Short exercise: Exclude the pictures, then copy word for word the lines running from the beginning of the records through the line with "const sticklandRv = [-27.5];".

Exercise inputs:
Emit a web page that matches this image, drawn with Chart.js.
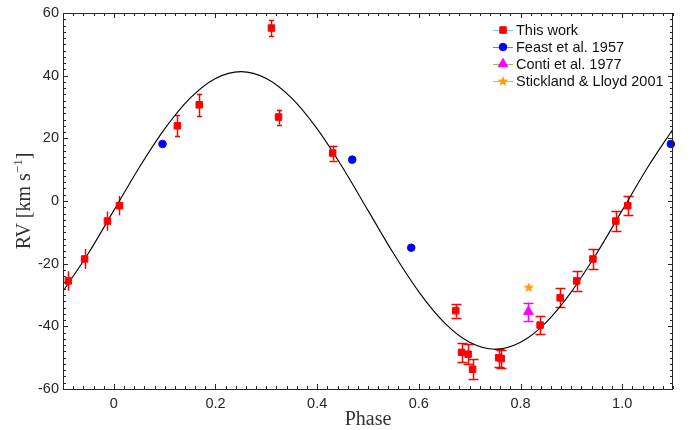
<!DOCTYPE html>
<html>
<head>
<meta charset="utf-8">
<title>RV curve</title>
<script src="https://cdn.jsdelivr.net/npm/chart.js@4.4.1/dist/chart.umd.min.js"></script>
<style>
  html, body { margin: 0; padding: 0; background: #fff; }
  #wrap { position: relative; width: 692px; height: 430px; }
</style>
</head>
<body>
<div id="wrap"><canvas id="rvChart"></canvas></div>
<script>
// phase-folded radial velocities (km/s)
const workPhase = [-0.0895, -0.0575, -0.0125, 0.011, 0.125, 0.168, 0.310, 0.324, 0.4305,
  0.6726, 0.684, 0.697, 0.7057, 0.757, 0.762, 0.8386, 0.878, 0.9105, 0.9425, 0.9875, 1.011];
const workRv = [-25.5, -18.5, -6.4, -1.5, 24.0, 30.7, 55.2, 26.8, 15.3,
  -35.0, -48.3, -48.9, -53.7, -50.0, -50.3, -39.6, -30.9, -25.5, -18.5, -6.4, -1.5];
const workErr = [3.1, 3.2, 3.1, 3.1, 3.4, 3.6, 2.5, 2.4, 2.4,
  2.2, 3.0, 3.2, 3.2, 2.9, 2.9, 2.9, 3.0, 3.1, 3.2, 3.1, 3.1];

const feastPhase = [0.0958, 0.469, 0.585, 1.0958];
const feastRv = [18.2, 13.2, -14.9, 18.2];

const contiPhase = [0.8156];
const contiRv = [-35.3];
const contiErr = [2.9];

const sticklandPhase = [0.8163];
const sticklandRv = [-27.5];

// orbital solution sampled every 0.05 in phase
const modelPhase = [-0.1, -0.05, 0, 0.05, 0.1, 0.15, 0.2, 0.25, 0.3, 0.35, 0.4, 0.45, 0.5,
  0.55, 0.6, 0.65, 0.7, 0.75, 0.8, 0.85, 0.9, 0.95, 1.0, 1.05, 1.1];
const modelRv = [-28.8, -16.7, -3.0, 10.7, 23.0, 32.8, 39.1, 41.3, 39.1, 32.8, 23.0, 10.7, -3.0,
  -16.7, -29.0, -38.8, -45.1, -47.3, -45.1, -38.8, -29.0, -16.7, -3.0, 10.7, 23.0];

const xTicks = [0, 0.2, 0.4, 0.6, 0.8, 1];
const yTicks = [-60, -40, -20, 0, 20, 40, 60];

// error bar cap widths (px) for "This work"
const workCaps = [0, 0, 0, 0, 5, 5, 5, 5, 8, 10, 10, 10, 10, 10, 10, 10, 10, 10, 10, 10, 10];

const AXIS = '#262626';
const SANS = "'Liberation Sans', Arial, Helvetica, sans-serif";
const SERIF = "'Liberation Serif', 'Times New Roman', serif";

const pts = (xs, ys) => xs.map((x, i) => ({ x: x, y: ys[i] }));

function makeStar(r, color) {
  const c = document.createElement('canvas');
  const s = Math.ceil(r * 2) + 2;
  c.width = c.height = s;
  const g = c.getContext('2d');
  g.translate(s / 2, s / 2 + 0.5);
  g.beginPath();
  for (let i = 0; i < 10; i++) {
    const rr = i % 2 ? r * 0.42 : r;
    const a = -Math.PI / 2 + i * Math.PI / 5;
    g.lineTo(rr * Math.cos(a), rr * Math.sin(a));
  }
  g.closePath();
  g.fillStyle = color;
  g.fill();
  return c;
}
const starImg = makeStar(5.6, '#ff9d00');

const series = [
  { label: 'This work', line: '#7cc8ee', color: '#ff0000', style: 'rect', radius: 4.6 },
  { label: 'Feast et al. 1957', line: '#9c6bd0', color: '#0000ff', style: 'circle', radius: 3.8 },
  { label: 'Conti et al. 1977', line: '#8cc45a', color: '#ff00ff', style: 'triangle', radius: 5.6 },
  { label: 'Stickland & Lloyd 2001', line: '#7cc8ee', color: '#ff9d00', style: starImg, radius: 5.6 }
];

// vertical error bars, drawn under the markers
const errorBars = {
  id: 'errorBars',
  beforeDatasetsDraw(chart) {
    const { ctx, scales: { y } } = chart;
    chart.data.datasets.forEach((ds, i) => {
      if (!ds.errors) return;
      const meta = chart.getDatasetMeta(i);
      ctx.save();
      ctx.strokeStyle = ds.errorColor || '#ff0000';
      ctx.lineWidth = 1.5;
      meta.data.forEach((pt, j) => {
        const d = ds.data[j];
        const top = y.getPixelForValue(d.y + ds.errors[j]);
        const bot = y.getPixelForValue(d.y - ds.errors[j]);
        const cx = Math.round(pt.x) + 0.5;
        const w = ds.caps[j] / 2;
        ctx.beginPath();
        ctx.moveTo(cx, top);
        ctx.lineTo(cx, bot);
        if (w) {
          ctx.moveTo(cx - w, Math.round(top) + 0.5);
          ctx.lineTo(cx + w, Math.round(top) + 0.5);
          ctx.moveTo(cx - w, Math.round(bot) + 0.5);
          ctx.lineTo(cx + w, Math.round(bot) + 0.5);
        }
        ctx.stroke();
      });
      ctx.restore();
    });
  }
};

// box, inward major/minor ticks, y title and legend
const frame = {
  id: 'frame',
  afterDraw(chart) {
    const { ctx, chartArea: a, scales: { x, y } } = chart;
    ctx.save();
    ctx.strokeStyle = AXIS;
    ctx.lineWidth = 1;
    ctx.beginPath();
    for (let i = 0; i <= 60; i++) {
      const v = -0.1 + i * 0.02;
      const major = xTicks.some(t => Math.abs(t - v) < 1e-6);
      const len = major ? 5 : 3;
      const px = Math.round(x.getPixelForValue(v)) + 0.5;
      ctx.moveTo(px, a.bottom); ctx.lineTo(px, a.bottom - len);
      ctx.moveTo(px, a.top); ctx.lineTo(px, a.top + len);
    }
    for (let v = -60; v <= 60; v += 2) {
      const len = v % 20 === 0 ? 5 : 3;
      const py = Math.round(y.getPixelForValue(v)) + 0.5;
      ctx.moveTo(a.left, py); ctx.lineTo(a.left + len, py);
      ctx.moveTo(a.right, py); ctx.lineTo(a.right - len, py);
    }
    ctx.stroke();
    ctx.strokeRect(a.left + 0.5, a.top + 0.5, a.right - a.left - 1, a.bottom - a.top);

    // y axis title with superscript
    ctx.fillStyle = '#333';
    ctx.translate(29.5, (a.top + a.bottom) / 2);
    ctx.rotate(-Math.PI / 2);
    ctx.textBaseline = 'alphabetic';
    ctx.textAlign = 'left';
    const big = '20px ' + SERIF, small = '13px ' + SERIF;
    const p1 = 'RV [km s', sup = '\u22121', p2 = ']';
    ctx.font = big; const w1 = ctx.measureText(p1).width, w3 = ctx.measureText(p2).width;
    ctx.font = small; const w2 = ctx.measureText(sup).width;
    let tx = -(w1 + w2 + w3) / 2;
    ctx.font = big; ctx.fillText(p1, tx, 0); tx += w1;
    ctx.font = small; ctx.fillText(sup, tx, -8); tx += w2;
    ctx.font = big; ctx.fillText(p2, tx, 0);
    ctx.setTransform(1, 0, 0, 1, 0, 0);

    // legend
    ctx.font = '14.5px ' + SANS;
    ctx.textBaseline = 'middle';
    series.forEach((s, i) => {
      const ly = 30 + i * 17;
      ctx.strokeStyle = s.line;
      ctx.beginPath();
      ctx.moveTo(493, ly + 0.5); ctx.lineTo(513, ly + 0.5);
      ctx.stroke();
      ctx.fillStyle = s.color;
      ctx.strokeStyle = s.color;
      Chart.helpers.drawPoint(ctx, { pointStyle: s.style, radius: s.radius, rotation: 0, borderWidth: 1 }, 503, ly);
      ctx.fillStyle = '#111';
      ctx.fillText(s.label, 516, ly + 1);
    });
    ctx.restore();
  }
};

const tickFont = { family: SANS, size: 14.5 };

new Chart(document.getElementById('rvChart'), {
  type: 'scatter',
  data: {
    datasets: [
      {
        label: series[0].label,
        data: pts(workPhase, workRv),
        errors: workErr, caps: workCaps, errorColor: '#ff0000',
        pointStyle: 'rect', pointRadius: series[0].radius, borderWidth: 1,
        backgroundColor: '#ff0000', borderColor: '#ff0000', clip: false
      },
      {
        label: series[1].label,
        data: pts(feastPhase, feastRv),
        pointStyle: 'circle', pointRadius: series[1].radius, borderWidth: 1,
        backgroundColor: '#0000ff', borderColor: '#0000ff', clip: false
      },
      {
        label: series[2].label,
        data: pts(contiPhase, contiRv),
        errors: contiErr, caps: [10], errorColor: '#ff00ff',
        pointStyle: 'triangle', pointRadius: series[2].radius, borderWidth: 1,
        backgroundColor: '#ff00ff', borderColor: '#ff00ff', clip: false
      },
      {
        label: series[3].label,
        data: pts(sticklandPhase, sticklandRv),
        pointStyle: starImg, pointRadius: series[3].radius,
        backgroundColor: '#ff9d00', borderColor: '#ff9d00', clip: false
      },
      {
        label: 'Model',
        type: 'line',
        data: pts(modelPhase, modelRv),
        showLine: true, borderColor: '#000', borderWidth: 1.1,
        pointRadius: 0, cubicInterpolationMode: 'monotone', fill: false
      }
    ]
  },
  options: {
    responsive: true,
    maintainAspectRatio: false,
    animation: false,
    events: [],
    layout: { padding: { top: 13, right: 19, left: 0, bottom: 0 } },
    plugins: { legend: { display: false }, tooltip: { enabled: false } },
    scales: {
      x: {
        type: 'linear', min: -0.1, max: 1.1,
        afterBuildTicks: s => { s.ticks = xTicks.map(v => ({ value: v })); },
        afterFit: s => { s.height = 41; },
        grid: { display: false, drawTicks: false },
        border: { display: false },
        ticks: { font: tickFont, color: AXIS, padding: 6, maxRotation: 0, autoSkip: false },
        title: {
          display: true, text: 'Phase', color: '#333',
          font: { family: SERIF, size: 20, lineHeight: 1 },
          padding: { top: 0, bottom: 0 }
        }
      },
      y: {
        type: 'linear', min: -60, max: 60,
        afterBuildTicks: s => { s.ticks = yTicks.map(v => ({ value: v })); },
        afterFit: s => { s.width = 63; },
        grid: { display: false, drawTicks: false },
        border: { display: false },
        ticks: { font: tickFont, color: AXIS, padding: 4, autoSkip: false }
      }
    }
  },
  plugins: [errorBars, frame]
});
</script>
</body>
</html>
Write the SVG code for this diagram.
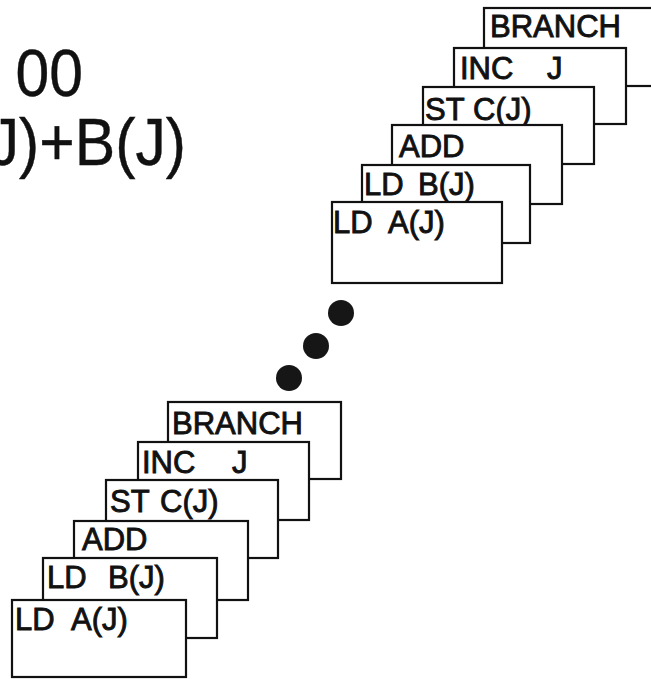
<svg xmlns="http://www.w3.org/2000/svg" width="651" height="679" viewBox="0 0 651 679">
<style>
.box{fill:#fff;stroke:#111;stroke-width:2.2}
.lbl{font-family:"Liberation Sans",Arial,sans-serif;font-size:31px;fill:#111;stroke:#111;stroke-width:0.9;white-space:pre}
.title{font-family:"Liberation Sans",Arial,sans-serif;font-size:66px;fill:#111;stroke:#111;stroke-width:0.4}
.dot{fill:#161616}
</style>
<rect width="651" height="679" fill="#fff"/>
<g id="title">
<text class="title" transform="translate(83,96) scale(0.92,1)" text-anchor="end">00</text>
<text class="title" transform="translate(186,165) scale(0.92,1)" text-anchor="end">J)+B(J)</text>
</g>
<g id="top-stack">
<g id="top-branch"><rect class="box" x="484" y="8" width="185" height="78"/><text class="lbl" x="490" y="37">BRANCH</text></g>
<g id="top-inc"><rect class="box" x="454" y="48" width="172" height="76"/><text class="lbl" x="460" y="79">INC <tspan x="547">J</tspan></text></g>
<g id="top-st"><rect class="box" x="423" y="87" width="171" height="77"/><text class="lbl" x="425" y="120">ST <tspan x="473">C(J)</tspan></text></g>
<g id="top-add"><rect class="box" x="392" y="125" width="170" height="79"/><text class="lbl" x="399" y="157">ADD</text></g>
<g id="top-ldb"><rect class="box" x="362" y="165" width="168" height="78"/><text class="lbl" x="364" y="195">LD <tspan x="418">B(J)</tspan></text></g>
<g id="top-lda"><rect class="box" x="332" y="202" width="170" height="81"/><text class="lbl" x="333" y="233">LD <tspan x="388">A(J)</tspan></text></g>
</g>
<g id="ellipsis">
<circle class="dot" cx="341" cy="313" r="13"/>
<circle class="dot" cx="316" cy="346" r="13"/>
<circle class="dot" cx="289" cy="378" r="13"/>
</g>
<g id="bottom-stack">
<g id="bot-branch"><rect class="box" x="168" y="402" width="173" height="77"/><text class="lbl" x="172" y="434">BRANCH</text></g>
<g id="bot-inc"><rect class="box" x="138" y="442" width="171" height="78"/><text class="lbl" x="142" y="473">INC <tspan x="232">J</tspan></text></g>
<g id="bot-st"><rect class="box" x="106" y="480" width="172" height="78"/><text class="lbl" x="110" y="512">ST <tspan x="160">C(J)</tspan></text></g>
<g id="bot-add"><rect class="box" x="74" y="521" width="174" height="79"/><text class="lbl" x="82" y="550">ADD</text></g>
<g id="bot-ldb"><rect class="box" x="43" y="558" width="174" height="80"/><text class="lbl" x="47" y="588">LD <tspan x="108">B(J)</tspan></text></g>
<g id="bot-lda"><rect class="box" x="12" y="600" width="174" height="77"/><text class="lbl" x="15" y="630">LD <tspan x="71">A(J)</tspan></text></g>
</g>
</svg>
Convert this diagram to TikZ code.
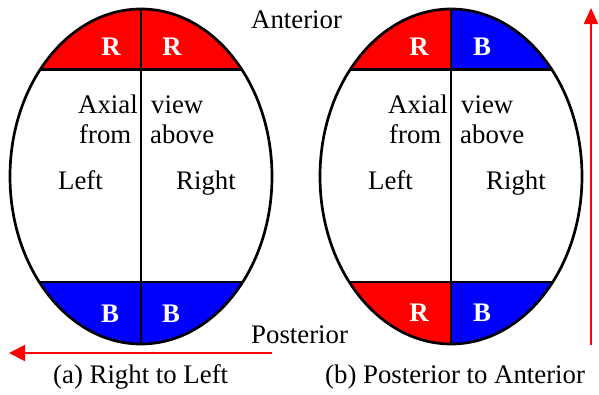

Exercise solution:
Emit a web page that matches this image, drawn with Chart.js.
<!DOCTYPE html>
<html>
<head>
<meta charset="utf-8">
<title>RV curve</title>
<script src="https://cdn.jsdelivr.net/npm/chart.js@4.4.1/dist/chart.umd.min.js"></script>
<style>
  html, body { margin: 0; padding: 0; background: #fff; }
  #wrap { position: relative; width: 692px; height: 430px; }
</style>
</head>
<body>
<div id="wrap"><canvas id="rvChart"></canvas></div>
<script>
// phase-folded radial velocities (km/s)
const workPhase = [-0.0895, -0.0575, -0.0125, 0.011, 0.125, 0.168, 0.310, 0.324, 0.4305,
  0.6726, 0.684, 0.697, 0.7057, 0.757, 0.762, 0.8386, 0.878, 0.9105, 0.9425, 0.9875, 1.011];
const workRv = [-25.5, -18.5, -6.4, -1.5, 24.0, 30.7, 55.2, 26.8, 15.3,
  -35.0, -48.3, -48.9, -53.7, -50.0, -50.3, -39.6, -30.9, -25.5, -18.5, -6.4, -1.5];
const workErr = [3.1, 3.2, 3.1, 3.1, 3.4, 3.6, 2.5, 2.4, 2.4,
  2.2, 3.0, 3.2, 3.2, 2.9, 2.9, 2.9, 3.0, 3.1, 3.2, 3.1, 3.1];

const feastPhase = [0.0958, 0.469, 0.585, 1.0958];
const feastRv = [18.2, 13.2, -14.9, 18.2];

const contiPhase = [0.8156];
const contiRv = [-35.3];
const contiErr = [2.9];

const sticklandPhase = [0.8163];
const sticklandRv = [-27.5];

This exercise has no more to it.